Il est des projets de loi qui, par la vision qu'ils portent, les mesures qu'ils contiennent ou la méthode qu'ils mettent en œuvre provoquent immédiatement un soutien clair ou une opposition marquée ; le projet de loi portant évolution du logement, de l'aménagement et du numérique, dit Elan, suscite la perplexité sur ces trois terrains :
- la vision : elle ne s'impose pas à la lecture de l'exposé des motifs, tellement la diversité des sujets abordés empêche de marquer la perspective : moderniser ? simplifier ? libérer ? Ces expressions ont été tant utilisées par le législateur français dans le passé qu'elles se sont largement affadies, perdant leur force de conviction. Reste peut-être une vision transverse, commune à la plupart des chapitres de la loi, mais qui n'est pas exprimée : la volonté de bousculer l'industrie immobilière, un secteur de l'activité économique demeuré pour l'essentiel en marge des évolutions profondes que les autres pans de l'économie ont connus. Si tel est le cas, la mutation recherchée - qu'on peut approuver - exige, pour réussir, la mobilisation des acteurs qui, en l'état, fait défaut ;
- les mesures : la plupart peuvent emporter l'adhésion ; un bail d'habitation assoupli et dématérialisé, des locations touristiques mieux contrôlées, un meilleur fonctionnement des copropriétés de grande taille, des recours d'urbanisme davantage encadrés, une accessibilité évolutive des logements, des simplifications normatives, un secteur du logement social plus agile… Mais la question essentielle est ailleurs : notre corps social peut-il supporter une réforme permanente de ces lois ? Est-il raisonnable de sans cesse heurter la prévisibilité de la règle du jeu, indispensable à la conduite de tout projet immobilier qui s'inscrit toujours dans le temps long ? Une fois encore, notre production de logements va être retardée par l'attente inéluctable des textes d'application de la loi : ordonnances, décrets, arrêtés… L'urgence sociale le permet-elle ?
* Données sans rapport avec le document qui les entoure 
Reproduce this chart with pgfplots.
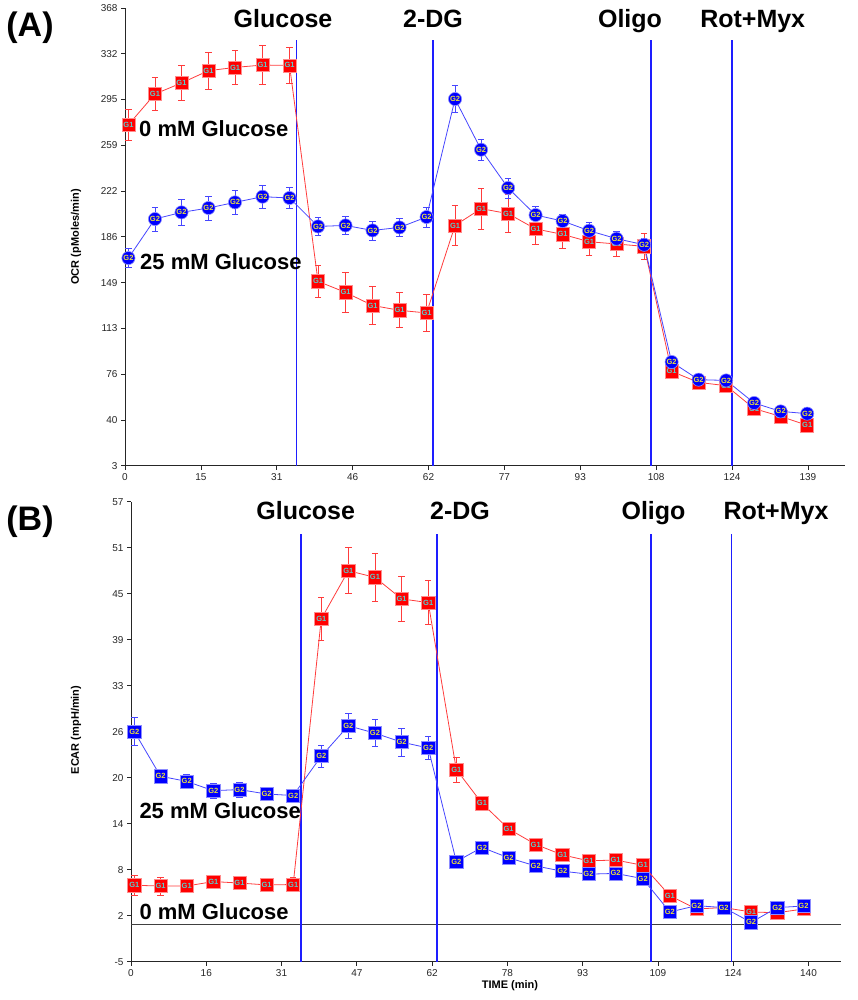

- la méthode : le projet de loi décroche déjà le triste record du nombre des amendements (plus de 2 500 déposés devant la Commission des affaires économiques de l'Assemblée), juste derrière le « mariage pour tous », ce qui interroge la méthode suivie. La Conférence dite de consensus, menée de décembre à février derniers, a-t-elle permis la concertation suffisante sans laquelle, aujourd'hui, une loi ne peut pas être efficacement construite ? Manifestement non, ce qui explique l'émotion d'élus et de branches professionnelles, les architectes notamment, et la profusion des amendements. Dommage !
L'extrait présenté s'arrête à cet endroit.